The English Civil War was fought by relatively high church Anglicans on the one side, against a confederation of Puritans, Presbyterians and other dissidents on the other. Both sides fought zealously in the certain knowledge that God favoured their cause, although victory went to the Puritans. England was now Calvinist, or more specifically Presbyterian. A profession of Presbyterian faith was agreed in Scotland in 1647 and accepted the following year at Westminster. Known as the Westminster Confession, it describes the Pope as "that antichrist, that man of sin, and son of perdition, that exalteth himself in the church against Christ, and all that is called God". (Confession XXV vi). Second to the Bible, this confession of faith is still the principal standard of Free Presbyterian orthodoxy.

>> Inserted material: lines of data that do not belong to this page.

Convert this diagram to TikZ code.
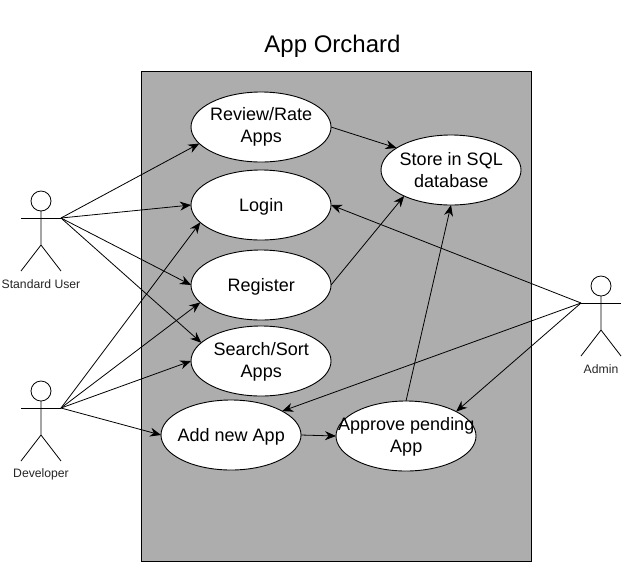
\documentclass[tikz,border=0pt]{standalone}
\usepackage{fontspec}
\setmainfont{Liberation Sans}
\usetikzlibrary{shapes.geometric,arrows.meta}
\newcommand\uctext[2][-1.6pt]{\makebox[0pt]{\hspace{0.5pt}\raisebox{#1}[\height][\depth]{\fontsize{18}{22}\selectfont\begin{tabular}{@{}c@{}}#2\end{tabular}}}}
\tikzset{
  usecase/.style={ellipse,draw=black,fill=white,line width=0.9pt,minimum width=140pt,minimum height=70pt,inner sep=0pt,outer sep=0pt},
  assoc/.style={draw=black,line width=0.8pt,-{Stealth[length=11pt,width=9pt]}},
  actorline/.style={draw=black,line width=0.8pt},
  actorlabel/.style={font=\fontsize{12.2}{14}\selectfont,text=black!85,inner sep=0pt},
  system/.style={draw=black,fill=sysgray,line width=0.9pt},
}
\definecolor{sysgray}{HTML}{ADADAD}
\begin{document}
\begin{tikzpicture}[x=1pt,y=-1pt]
\useasboundingbox (0,0) rectangle (623,566);
\fill[white] (0,0) rectangle (623,566);
\node[font=\fontsize{24}{28}\selectfont,inner sep=0pt] (title) at (332.5,46.5) {App Orchard};
\path[system] (141.5,71.5) rectangle (531.5,561);
\node[usecase] (review) at (261,127) {\uctext[0.4pt]{Review/Rate\\Apps}};
\node[usecase] (login) at (261,205) {\uctext{Login}};
\node[usecase] (register) at (261,285) {\uctext{Register}};
\node[usecase] (search) at (261,361) {\uctext[-0.6pt]{Search/Sort\\Apps}};
\node[usecase] (add) at (231,435) {\uctext{Add new App}};
\node[usecase] (approve) at (406,436) {\uctext[-0.6pt]{Approve pending\\App}};
\node[usecase] (store) at (451,170) {\uctext{Store in SQL\\database}};
% actors
\foreach \n/\x/\y in {user/41/218,dev/41/408,admin/601/303}{
  \draw[actorline] (\x,\y-17) circle (10);
  \draw[actorline] (\x,\y-7) -- (\x,\y+27) -- (\x-20,\y+53);
  \draw[actorline] (\x,\y+27) -- (\x+20,\y+53);
  \coordinate (\n L) at (\x-20,\y);
  \coordinate (\n R) at (\x+20,\y);
  \draw[actorline] (\n L) -- (\n R);
}
\node[actorlabel] (userlabel) at (41,284) {Standard User};
\node[actorlabel] (devlabel) at (41,474) {Developer};
\node[actorlabel] (adminlabel) at (601,369) {Admin};
% connectors
\draw[assoc] (userR) -- (review.195);
\draw[assoc] (userR) -- (login.west);
\draw[assoc] (userR) -- (register.west);
\draw[assoc] (userR) -- (search.163);
\draw[assoc] (devR) -- (login.196);
\draw[assoc] (devR) -- (register.196);
\draw[assoc] (devR) -- (search.west);
\draw[assoc] (devR) -- (add.west);
\draw[assoc] (adminL) -- (login.east);
\draw[assoc] (adminL) -- (add.25);
\draw[assoc] (adminL) -- (approve.26);
\draw[assoc] (review.east) -- (store.158);
\draw[assoc] (register.east) -- (store.209);
\draw[assoc] (approve.north) -- (store.south);
\draw[assoc] (add.east) -- (approve.west);
\end{tikzpicture}
\end{document}
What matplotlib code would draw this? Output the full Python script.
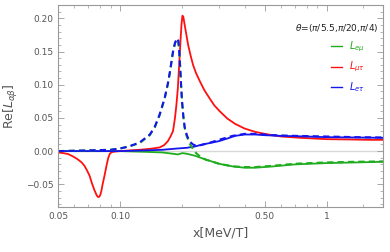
import matplotlib
matplotlib.use("Agg")
import matplotlib.pyplot as plt
from matplotlib.ticker import FixedLocator, FixedFormatter, MultipleLocator, NullFormatter, FuncFormatter

# L_mu_tau (solid red)
x_mt = [0.050, 0.053, 0.056, 0.059, 0.062, 0.065, 0.067, 0.069, 0.071, 0.073, 0.075,
        0.077, 0.078, 0.079, 0.080, 0.081, 0.082, 0.084, 0.086, 0.0875, 0.089, 0.091,
        0.095, 0.100, 0.110, 0.124, 0.140, 0.155, 0.163, 0.170, 0.175, 0.180, 0.184,
        0.187, 0.190, 0.192, 0.194, 0.196, 0.198, 0.200, 0.202, 0.205, 0.209, 0.213,
        0.219, 0.225, 0.233, 0.243, 0.255, 0.270, 0.285, 0.303, 0.330, 0.360, 0.400,
        0.450, 0.500, 0.600, 0.750, 1.000, 1.300, 1.600, 1.900]
y_mt = [-0.002, -0.003, -0.0045, -0.008, -0.012, -0.017, -0.022, -0.029, -0.037, -0.049, -0.059,
        -0.067, -0.069, -0.069, -0.066, -0.060, -0.051, -0.036, -0.020, -0.010, -0.004, -0.0015,
        -0.0005, 0.000, 0.001, 0.002, 0.0035, 0.0055, 0.009, 0.015, 0.022, 0.030, 0.050,
        0.070, 0.095, 0.120, 0.145, 0.170, 0.192, 0.204, 0.202, 0.190, 0.175, 0.160,
        0.144, 0.130, 0.117, 0.105, 0.092, 0.080, 0.069, 0.060, 0.049, 0.041, 0.034,
        0.029, 0.026, 0.022, 0.020, 0.018, 0.0175, 0.017, 0.017]

# L_e_mu / L_e_tau, dashed (with resonance peak)
x_pk = [0.050, 0.070, 0.090, 0.100, 0.110, 0.124, 0.139, 0.147, 0.155, 0.164, 0.170,
        0.174, 0.180, 0.184, 0.188, 0.191, 0.193, 0.195, 0.197, 0.199, 0.202, 0.205,
        0.210, 0.216, 0.225, 0.233, 0.245, 0.260, 0.280, 0.300, 0.350, 0.400, 0.450,
        0.550, 0.700, 1.000, 1.400, 1.900]
y_et_dash = [0.000, 0.001, 0.002, 0.004, 0.007, 0.013, 0.025, 0.037, 0.055, 0.080, 0.102,
             0.120, 0.150, 0.163, 0.170, 0.166, 0.150, 0.125, 0.098, 0.075, 0.052, 0.036,
             0.024, 0.015, 0.010, 0.008, 0.009, 0.011, 0.014, 0.017, 0.023, 0.026, 0.026,
             0.024, 0.023, 0.022, 0.021, 0.0205]
y_em_dash = [0.000, 0.001, 0.002, 0.004, 0.007, 0.012, 0.024, 0.036, 0.054, 0.079, 0.101,
             0.119, 0.149, 0.162, 0.169, 0.166, 0.151, 0.127, 0.100, 0.076, 0.052, 0.035,
             0.022, 0.012, 0.003, -0.003, -0.009, -0.013, -0.016, -0.019, -0.023, -0.024, -0.024,
             -0.022, -0.019, -0.017, -0.016, -0.0155]

# L_e_tau (solid blue)
x_sm = [0.050, 0.100, 0.130, 0.160, 0.190, 0.210, 0.230, 0.250, 0.280, 0.300, 0.330,
        0.360, 0.400, 0.450, 0.500, 0.600, 0.800, 1.000, 1.400, 1.900]
y_et = [0.000, 0.000, 0.001, 0.002, 0.004, 0.005, 0.007, 0.010, 0.013, 0.015, 0.019,
        0.023, 0.025, 0.025, 0.024, 0.023, 0.022, 0.021, 0.0205, 0.020]
# L_e_mu (solid green)
x_sm2 = [0.050, 0.100, 0.130, 0.160, 0.180, 0.190, 0.200, 0.210, 0.230, 0.250, 0.280,
         0.300, 0.350, 0.400, 0.450, 0.550, 0.700, 1.000, 1.400, 1.900]
y_em = [0.000, 0.000, -0.001, -0.002, -0.004, -0.005, -0.003, -0.004, -0.007, -0.011, -0.016,
        -0.019, -0.023, -0.025, -0.025, -0.023, -0.020, -0.018, -0.017, -0.016]

green = '#1fac1f'
red = '#ff1010'
blue = '#1515ee'
gray = '#999999'

plt.rcParams['font.family'] = ['DejaVu Sans']
fig = plt.figure(figsize=(3.9, 2.52), dpi=100)
ax = fig.add_axes([0.149, 0.179, 0.833, 0.801])

ax.axhline(0, color='#d8d8d8', lw=1.0, zorder=0)
ax.plot(x_sm2, y_em, color=green, lw=1.3)
ax.plot(x_mt, y_mt, color=red, lw=1.3)
ax.plot(x_sm, y_et, color=blue, lw=1.3)
ax.plot(x_pk, y_em_dash, color=green, lw=1.5, ls=(0, (3, 2)))
ax.plot(x_pk, y_et_dash, color=blue, lw=1.5, ls=(0, (3, 2)))

ax.set_xscale('log')
ax.set_xlim(0.05, 1.87)
ax.set_ylim(-0.084, 0.22)

ax.xaxis.set_major_locator(FixedLocator([0.05, 0.1, 0.5, 1]))
ax.xaxis.set_major_formatter(FixedFormatter(['0.05', '0.10', '0.50', '1']))
ax.xaxis.set_minor_locator(FixedLocator([0.06, 0.07, 0.08, 0.09, 0.2, 0.3, 0.4, 0.6, 0.7, 0.8, 0.9, 1.5]))
ax.xaxis.set_minor_formatter(NullFormatter())
ax.yaxis.set_major_locator(MultipleLocator(0.05))
ax.yaxis.set_minor_locator(MultipleLocator(0.01))
ax.yaxis.set_major_formatter(FuncFormatter(lambda v, p: f'{v:.2f}'.replace('-', '\u2212')))

ax.tick_params(which='both', direction='in', top=True, right=True, color=gray,
               labelcolor='#555555', labelsize=6.5)
ax.tick_params(which='major', length=4, width=0.6)
ax.tick_params(which='minor', length=2, width=0.5)
for s in ax.spines.values():
    s.set_color(gray)
    s.set_linewidth(0.8)

ax.set_xlabel('x[MeV/T]', color='#555555', fontsize=9)
ax.set_ylabel(r'Re[$L_{\alpha\beta}$]', color='#555555', fontsize=9)

ax.text(0.985, 0.885, r'$\theta$=($\pi$/5.5,$\pi$/20,$\pi$/4)', transform=ax.transAxes,
        ha='right', va='center', fontsize=6.5, color='#222222')
labels = [r'$L_{e\mu}$', r'$L_{\mu\tau}$', r'$L_{e\tau}$']
cols = [green, red, blue]
ys = [0.795, 0.695, 0.595]
for lab, c, yy in zip(labels, cols, ys):
    ax.plot([0.84, 0.875], [yy, yy], transform=ax.transAxes, color=c, lw=1.0)
    ax.text(0.895, yy, lab, transform=ax.transAxes, ha='left', va='center',
            fontsize=7, color=c)

fig.savefig('out.png', dpi=100)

Cromwell died in 1658, and the monarchy was restored in 1660. After the Restoration Cromwell's body was disinterred and hanged, and his head mounted on a pole over Westminster Hall. But Roman Catholics were still widely suspected of treason — the Great Fire of London in 1666 was widely attributed to arson on the part of Roman Catholics. Both extremes were feared. Parliament passed a series of Acts against Puritans, and the Test Act of 1673 disqualified all Roman Catholics from holding public office. The authorities were still concerned about treasonable Catholic plots, both real and imagined. The so-called Popish Plot of 1678 was one of the imaginary ones, invented by Titus Oates. It led to the judicial murder of some 30 Roman Catholics. Nonconformists were still persecuted as well. John Bunyan wrote his classic work The Pilgrim's Progress around this time, during his imprisonment in Bedford gaol between 1660 and 1672 for nonconformist preaching. When James II came to the throne he authorised a Declaration of Indulgence, intended to favour Roman Catholics. For this he lost the throne in the Glorious Revolution of 1688, and William and Mary were invited by Parliament to occupy it in his place. By the Toleration Act of 1689 Baptists, Congregationalist, Presbyterians and Quakers were allowed freedom of worship, but not Roman Catholics or Unitarians. Of the various sects Quakers and Unitarians were distinguished by the fact that they consistently advocated toleration. They persecuted no one themselves, but had been persecuted by all.
Religious developments in Scotland were broadly parallel to those in England. Initially, those who espoused Lutheran ideas were burned, as Patrick Hamilton had been at St Andrews in 1528. George Wishart, an early Presbyterian, was burned in 1546, but his disciple John Knox survived his sentence as a galley-slave to lead Scotland away from the Roman Catholic camp and into the Calvinist one. In Scotland, as in half of Europe, it was now to be Roman Catholics who would be persecuted. Protestantism had not impinged much upon Ireland until James I started displacing native Roman Catholics from Ulster and giving their lands to Protestants arriving from Scotland and England. Soon Roman Catholics were being exterminated for practising their religion, a tendency that would become more pronounced under Cromwell. Cromwell's forces killed many thousands of religious opponents in Ireland. In town after town Roman Catholics surrendered and were executed — a righteous judgement of God as Cromwell described it. With several periods of quiescence, Protestants and Roman Catholics in Northern Ireland have been killing each other in large numbers ever since. The killing is now regarded as a peculiarly Irish phenomenon, although in fact this sort of interdenominational torture and murder is merely a vestige of what was for centuries the norm throughout Europe.